El péndulo político estaba obligado a transitar a la izquierda, pero la profunda recesión obligó a la selección de un técnico, centrista y ortodoxo llamado Miguel de la Madrid. Bajo su gobierno se creó el cuarto matrimonio del Estado mexicano, ahora con el llamado sector social, una entelequia constitucional con la que se pretendía aglutinar a todos los movimientos sindicales para respaldar —en ausencia de los dolientes hombres del capital— las políticas públicas que carecían de credibilidad.
De la Madrid fue el responsable de suplantar el fetiche petrolero por un nuevo mantra económico: la salvación de México estaría ahora no en el dólar de Echeverría ni en el petróleo de López Portillo, sino en la bursatilización de sus empresas. El nuevo dios financiero, glorificado desde el templo de la Bolsa Mexicana de Valores (bmv), abrió paso a una nueva élite financiera encabezada desde entonces por dos personajes: Carlos Slim Helú y Roberto Hernández. La especulación derrocaba a la producción como instrumento para acumular capital. Ahora la panacea sería el boom bursátil.
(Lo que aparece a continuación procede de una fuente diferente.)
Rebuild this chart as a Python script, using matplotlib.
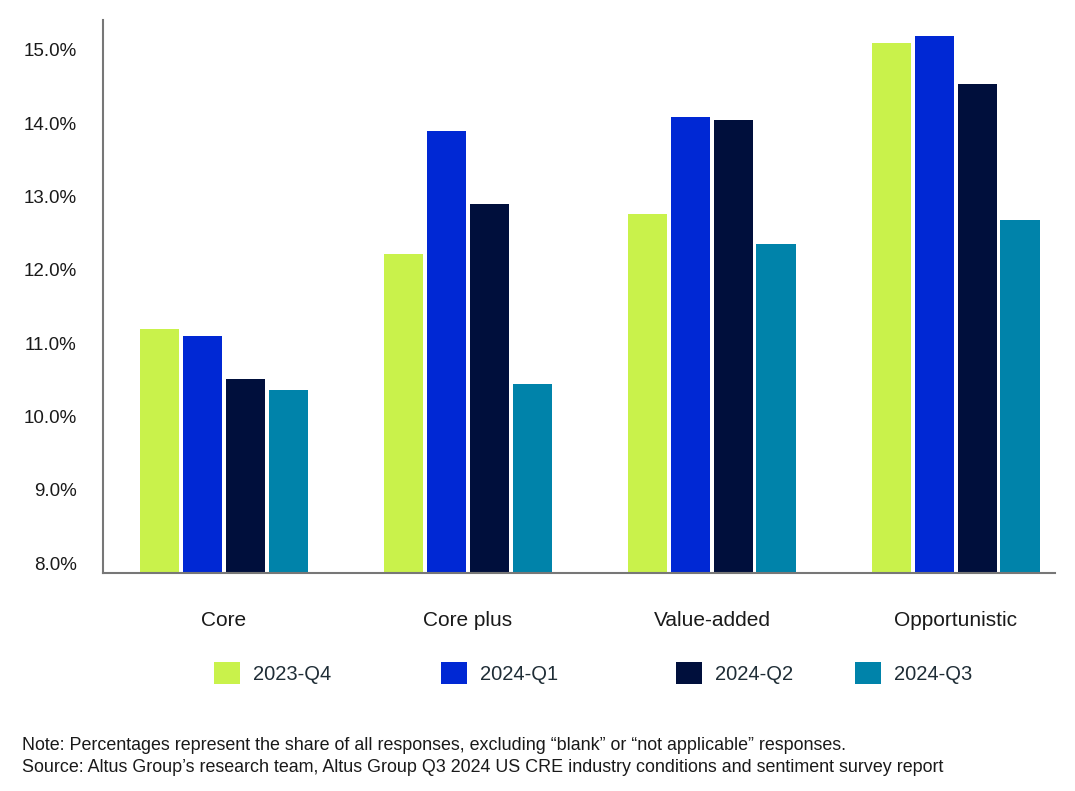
import matplotlib
matplotlib.use("Agg")
import matplotlib.pyplot as plt
import numpy as np

categories = ["Core", "Core plus", "Value-added", "Opportunistic"]
series_names = ["2023-Q4", "2024-Q1", "2024-Q2", "2024-Q3"]
v_2023_q4 = [11.19, 12.22, 12.76, 15.09]
v_2024_q1 = [11.10, 13.89, 14.08, 15.19]
v_2024_q2 = [10.51, 12.90, 14.04, 14.53]
v_2024_q3 = [10.36, 10.44, 12.35, 12.68]
yticks = [8, 9, 10, 11, 12, 13, 14, 15]
colors = ["#C9F24B", "#0028D4", "#000F3C", "#0083AA"]

plt.rcParams['font.family'] = ['Liberation Sans', 'DejaVu Sans']

fig = plt.figure(figsize=(10.75, 7.91), dpi=100)
ax = fig.add_axes([103/1075, 1-573/791, (1055-103)/1075, (573-20)/791])

series = [v_2023_q4, v_2024_q1, v_2024_q2, v_2024_q3]
x = np.arange(len(categories))
pitch = 0.175
width = 0.16
bars = []
for i, (vals, c, name) in enumerate(zip(series, colors, series_names)):
    b = ax.bar(x + (i - 1.5) * pitch, vals, width=width, color=c, label=name, bottom=0)
    bars.append(b)

ax.set_ylim(7.864, 15.409)
ax.set_xlim(-0.496, 3.406)
ax.set_yticks(yticks)
ax.set_yticklabels([f"{v:.1f}%" for v in yticks])
ax.set_xticks(x)
ax.set_xticklabels(categories)
ax.tick_params(axis='y', length=0, pad=19, labelsize=13.5, labelcolor="#1a1a1a")
ax.tick_params(axis='x', length=0, pad=27.5, labelsize=15, labelcolor="#1a1a1a")
for s in ["top", "right"]:
    ax.spines[s].set_visible(False)
for s in ["left", "bottom"]:
    ax.spines[s].set_color("#777777")
    ax.spines[s].set_linewidth(1.5)

# legends, one per series
lefts = [214, 441, 676, 855]
fs = 14.5
px = fs * 100 / 72
for b, name, lx in zip(bars, series_names, lefts):
    fig.legend(handles=[b], labels=[name], loc='center left',
               bbox_to_anchor=(lx/1075, 1-673/791), frameon=False,
               borderpad=0, borderaxespad=0, fontsize=fs,
               handlelength=26/px, handleheight=27/px, handletextpad=13/px,
               labelcolor="#1f2d36")

fig.text(22/1075, 1-745/791, "Note: Percentages represent the share of all responses, excluding \u201cblank\u201d or \u201cnot applicable\u201d responses.",
         fontsize=12.9, color="#1a1a1a", va='center', ha='left')
fig.text(22/1075, 1-768/791, "Source: Altus Group\u2019s research team, Altus Group Q3 2024 US CRE industry conditions and sentiment survey report",
         fontsize=12.9, color="#1a1a1a", va='center', ha='left')

fig.savefig("out.png", dpi=100)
Pero, al igual que sucedió con el petróleo en 1981, «el mundo nos volvió a fallar». El crack bursátil global de 1987 nos confrontó con la brutal realidad. El incipiente concubinato entre el Estado y el sector social, pactado en una enmienda constitucional, jamás llegó al altar. Los sindicatos debieron sepultar las promesas de un gobierno al que le faltó atreverse. El cuarto divorcio se dio sin haberse consumado, siquiera, la luna de miel.